Ronan Farrow says National Enquirer shredded Trump-related documents
According to Ronan Farrow’s new book, The National Enquirer’s top editor directed staffers to shred documents when the Wall Street Journal called for comment before publishing the first story about the Enquirer’s “catch and kill” relationship with Donald Trump.
Farrow cites editor Dylan Howard as saying he needed to empty the safe and that the editor expressed a need for a shredder.
Howard “appeared to be in a panic,” Farrow reports in his new book, titled “Catch and Kill,” in a reference to the tabloid world practice of buying and burying stories.
The Journal’s story came out on November 4, 2016, just a few days before the presidential election. The story revealed that the Enquirer’s parent company, American Media Inc., “agreed to pay $150,000 to a former Playboy centerfold model for her story of an affair a decade ago with the Republican presidential nominee, but then didn’t publish it.”
The $150,000 payment to Karen McDougal, and another arrangement with adult actress Stormy Daniels, formed the basis for a campaign finance scandal that blew up after Trump took office.
American Media Inc. received immunity in exchange for cooperation in the investigation that ensued.

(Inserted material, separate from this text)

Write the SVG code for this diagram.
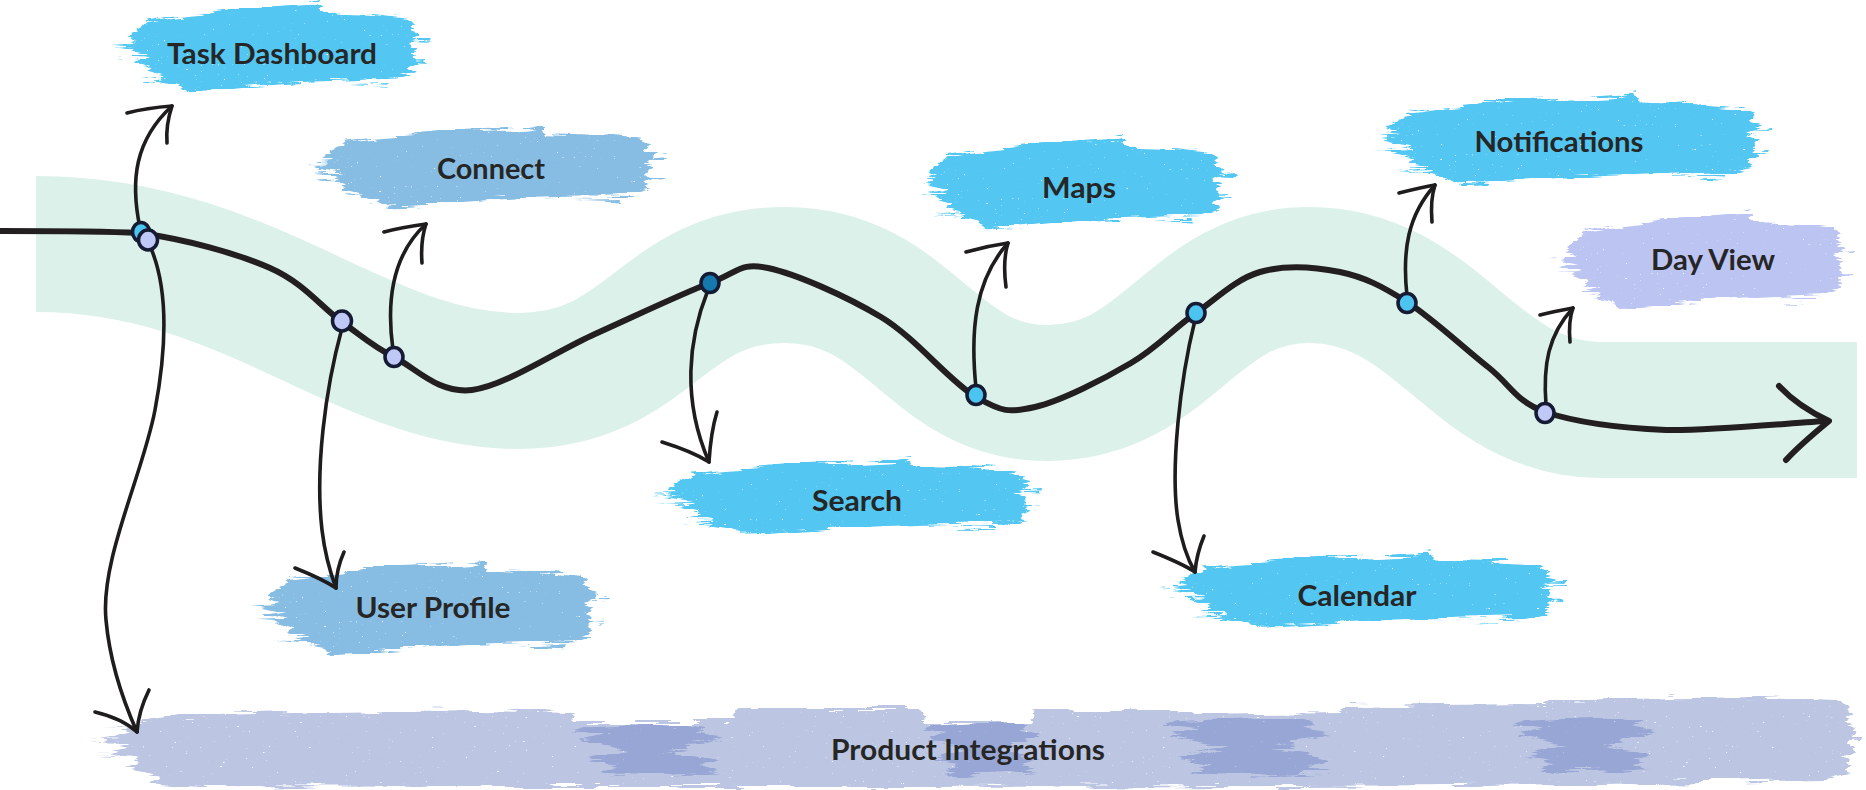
<svg xmlns="http://www.w3.org/2000/svg" xmlns:xlink="http://www.w3.org/1999/xlink" width="1866" height="790" viewBox="0 0 1866 790">
<style>
.lbl{font-family:Lato,"Open Sans","Liberation Sans",sans-serif;font-weight:700;font-size:29px;fill:#262626;text-anchor:middle}
.cn{fill:none;stroke:#1e1c1d;stroke-width:3.6;stroke-linecap:round;stroke-linejoin:round}
.main{fill:none;stroke:#231f20;stroke-width:6;stroke-linecap:round;stroke-linejoin:round}
.jn{stroke:#141b33;stroke-width:3.5}
.cy{fill:#4cc4f0}.lv{fill:#c0c8f5}.dk{fill:#1679ad}
</style>
<defs>
<filter id="rough" x="-3%" y="-15%" width="106%" height="130%">
<feTurbulence type="fractalNoise" baseFrequency="0.02 0.22" numOctaves="3" seed="3" result="n"/>
<feDisplacementMap in="SourceGraphic" in2="n" scale="14" xChannelSelector="R" yChannelSelector="G" result="d"/>
<feTurbulence type="fractalNoise" baseFrequency="0.35 0.8" numOctaves="1" seed="9" result="s"/>
<feColorMatrix in="s" type="matrix" values="0 0 0 0 0  0 0 0 0 0  0 0 0 0 0  14 0 0 0 -10.2" result="sa"/>
<feComposite in="d" in2="sa" operator="out"/>
</filter>
<symbol id="brush" viewBox="0 0 400 100" preserveAspectRatio="none">
<path d="M30,32 L45,24 L40,20 L70,16 L110,12 L150,8 L200,6 L250,3 L262,0 L268,11 L330,13 L372,17 L380,24 L376,30 L388,34 L382,40 L372,44 L384,50 L378,58 L386,64 L375,70 L382,76 L360,82 L300,84 L240,86 L180,90 L120,95 L90,96 L80,90 L60,86 L66,80 L40,74 L50,68 L30,62 L44,56 L12,50 L36,46 L20,40 Z"/>
<path d="M0,47 L40,44 L40,48 Z M8,58 L45,57 L45,60 Z M20,36 L50,33 L50,36 Z M370,40 L400,38 L398,41 Z M365,62 L396,61 L394,64 Z M30,80 L70,81 L70,84 Z M300,88 L350,87 L350,90 Z"/>
</symbol>
<symbol id="patch" viewBox="0 0 100 100" preserveAspectRatio="none">
<path d="M10,10 L40,6 L70,4 L85,12 L78,20 L95,28 L84,36 L70,40 L74,48 L60,54 L78,60 L90,70 L80,80 L92,90 L60,94 L30,96 L18,88 L28,78 L10,70 L26,60 L36,52 L22,44 L4,36 L20,26 L2,18 Z"/>
</symbol>
</defs>
<rect width="1866" height="790" fill="#ffffff"/>
<g id="band">
<path d="M36,244 C250,244 360,381 518,381 C650,381 660,275 785,275 C910,275 930,393 1047,393 C1170,393 1190,275 1309,275 C1440,275 1470,408 1600,410 L1857,410" fill="none" stroke="#dcf1ea" stroke-width="136"/>
</g>
<g id="task-dashboard">
<use xlink:href="#brush" x="112" y="3" width="317" height="92" fill="#52c7f2" filter="url(#rough)"/>
<text class="lbl" x="272" y="64" textLength="210" lengthAdjust="spacingAndGlyphs">Task Dashboard</text>
</g>
<g id="connect">
<use xlink:href="#brush" x="305" y="125" width="362" height="85" fill="#88bde3" filter="url(#rough)"/>
<text class="lbl" x="491" y="179" textLength="108" lengthAdjust="spacingAndGlyphs">Connect</text>
</g>
<g id="maps">
<use xlink:href="#brush" x="912" y="137" width="322" height="95" fill="#52c7f2" filter="url(#rough)"/>
<text class="lbl" x="1079" y="198" textLength="74" lengthAdjust="spacingAndGlyphs">Maps</text>
</g>
<g id="notifications">
<use xlink:href="#brush" x="1366" y="93" width="407" height="95" fill="#52c7f2" filter="url(#rough)"/>
<text class="lbl" x="1559" y="152" textLength="169" lengthAdjust="spacingAndGlyphs">Notifications</text>
</g>
<g id="day-view">
<use xlink:href="#brush" x="1551" y="212" width="304" height="100" fill="#bcc5f2" filter="url(#rough)"/>
<text class="lbl" x="1713" y="270" textLength="124" lengthAdjust="spacingAndGlyphs">Day View</text>
</g>
<g id="search">
<use xlink:href="#brush" x="650" y="458" width="392" height="79" fill="#52c7f2" filter="url(#rough)"/>
<text class="lbl" x="857" y="511" textLength="90" lengthAdjust="spacingAndGlyphs">Search</text>
</g>
<g id="user-profile">
<use xlink:href="#brush" x="250" y="560" width="358" height="98" fill="#88bde3" filter="url(#rough)"/>
<text class="lbl" x="433" y="618" textLength="155" lengthAdjust="spacingAndGlyphs">User Profile</text>
</g>
<g id="calendar">
<use xlink:href="#brush" x="1160" y="552" width="408" height="78" fill="#52c7f2" filter="url(#rough)"/>
<text class="lbl" x="1357" y="606" textLength="119" lengthAdjust="spacingAndGlyphs">Calendar</text>
</g>
<g id="product-integrations">
<path filter="url(#rough)" fill="#bcc6e3" d="M119,735 L140,722 L180,716 L330,712 L480,710 L571,712 L575,722 L730,722 L735,708 L920,708 L925,722 L1030,722 L1032,710 L1190,710 L1195,715 L1340,713 L1345,706 L1545,704 L1550,700 L1760,697 L1840,700 L1852,712 L1845,722 L1857,730 L1848,742 L1855,752 L1845,762 L1850,772 L1820,780 L1600,784 L1300,786 L900,787 L500,787 L200,786 L150,782 L160,776 L128,768 L140,760 L110,752 L130,746 L105,740 Z M89,742 L135,739 L135,743 Z M95,756 L140,755 L140,758 Z M100,728 L150,726 L150,729 Z M1820,738 L1862,736 L1862,739 Z"/>
<use xlink:href="#patch" x="571" y="722" width="161" height="56" fill="#97a6d4" filter="url(#rough)"/>
<use xlink:href="#patch" x="922" y="720" width="125" height="58" fill="#97a6d4" filter="url(#rough)"/>
<use xlink:href="#patch" x="1160" y="715" width="185" height="63" fill="#97a6d4" filter="url(#rough)"/>
<use xlink:href="#patch" x="1511" y="715" width="155" height="60" fill="#97a6d4" filter="url(#rough)"/>
<text class="lbl" x="968" y="760" textLength="274" lengthAdjust="spacingAndGlyphs">Product Integrations</text>
</g>
<g id="connectors">
<path class="main" d="M0,231 C50,231 100,231 139,233 C184,239 236,253 270,268 C304,283 321,307 342,322 C363,337 372,346 394,357 C416,368 438,394 472,390 C505,386 555,352 595,334 C635,316 681,294 710,283 C739,272 740,262 768,268 C796,274 846,296 881,317 C916,338 950,382 976,397 C1002,412 1009,413 1035,407 C1061,401 1104,379 1131,363 C1158,347 1174,328 1196,313 C1217,298 1236,279 1260,272 C1284,265 1315,267 1340,272 C1364,277 1382,286 1407,302 C1432,318 1465,349 1488,367 C1511,385 1515,401 1545,412 C1575,422 1619,428 1666,430 C1713,431 1800,422 1827,421"/>
<path class="main" d="M1779,386 C1792,400 1810,412 1829,421 C1812,435 1797,448 1786,460"/>
<path class="cn" d="M140,228 C130,180 135,140 172,106"/>
<path class="cn" d="M127,113 C142,109 158,107 172,106 C168,118 166,130 167,143"/>
<path class="cn" d="M150,246 C165,280 170,330 155,410 C143,474 100,560 106,620 C110,665 125,705 137,732"/>
<path class="cn" d="M95,712 C112,716 126,722 137,732 C138,718 142,704 149,690"/>
<path class="cn" d="M342,328 C325,390 315,470 322,530 C325,555 330,572 336,588"/>
<path class="cn" d="M295,568 C310,574 324,580 336,588 C336,575 339,563 344,552"/>
<path class="cn" d="M393,350 C386,300 392,255 426,224"/>
<path class="cn" d="M384,232 C398,228 412,226 426,224 C422,236 421,250 422,263"/>
<path class="cn" d="M708,290 C688,340 682,400 709,462"/>
<path class="cn" d="M662,442 C678,447 695,453 709,462 C710,446 712,428 717,412"/>
<path class="cn" d="M976,388 C970,330 975,280 1008,243"/>
<path class="cn" d="M966,252 C980,248 994,245 1008,243 C1004,256 1004,272 1006,287"/>
<path class="cn" d="M1195,320 C1180,380 1170,470 1178,520 C1182,545 1188,560 1195,572"/>
<path class="cn" d="M1153,552 C1168,558 1183,564 1195,572 C1196,560 1199,548 1204,536"/>
<path class="cn" d="M1407,296 C1402,250 1408,215 1435,185"/>
<path class="cn" d="M1399,193 C1411,190 1423,187 1435,185 C1431,197 1431,210 1432,222"/>
<path class="cn" d="M1546,405 C1543,365 1548,335 1573,308"/>
<path class="cn" d="M1540,315 C1551,312 1562,310 1573,308 C1569,319 1569,331 1570,342"/>
</g>
<g id="junctions">
<ellipse class="jn cy" cx="141" cy="232" rx="8.5" ry="9.5"/>
<ellipse class="jn lv" cx="148" cy="240" rx="9.5" ry="10"/>
<ellipse class="jn lv" cx="342" cy="321" rx="9.5" ry="10"/>
<ellipse class="jn lv" cx="394" cy="357" rx="9" ry="9.5"/>
<ellipse class="jn dk" cx="710" cy="283" rx="9" ry="9.5"/>
<ellipse class="jn cy" cx="976" cy="395" rx="9" ry="9.5"/>
<ellipse class="jn cy" cx="1196" cy="313" rx="9" ry="9.5"/>
<ellipse class="jn cy" cx="1407" cy="303" rx="9" ry="9.5"/>
<ellipse class="jn lv" cx="1545" cy="413" rx="9" ry="9.5"/>
</g>
</svg>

News accounts revealed that Howard and his boss David Pecker, the chairman of American Media, worked with Trump and associates, including Michael Cohen, to suppress embarrassing stories about Trump and promote stories that were favorable for him.
Speculation centered on what American Media might have kept in a notorious safe in the company’s office. It turns out, Farrow writes, that the safe “was small and cheap and old.”
But something inside the safe was destroyed after the Journal called that day, according to Farrow.
Without explaining exactly how he knows, Farrow writes that “a Trump-related document from the safe, along with others in the Enquirer’s possession, had been shredded.”
Amid increasing scrutiny of the tabloid’s relationship with Trump, “Howard began swearing to colleagues that nothing had ever been destroyed, an assertion he maintains to this day,” Farrow adds.
“Catch and Kill” hits bookshelves on Tuesday. CNN obtained an advance copy.
In response to CNN’s request for comment about the allegations of shredding, American Media Inc. said that Farrow’s reporting is “completely untrue.”
“Mr. Farrow’s narrative is driven by unsubstantiated allegations from questionable sources and while these stories may be dramatic, they are completely untrue,” the company said.
Howard has hired a lawyer in relation to Farrow’s book. The lawyer, Paul Tweed, said “we have advised Mr. Howard to make no further comment at this stage, while all legal options and jurisdictions are being considered.”
Much of Farrow’s book is about his reporting on Harvey Weinstein and how he claims it was stymied by NBC News, which the network has strongly denied. Farrow notes that American Media “struck a production deal” with Weinstein in 2015 and says Howard sometimes worked with Weinstein on “catch and kill” arrangements.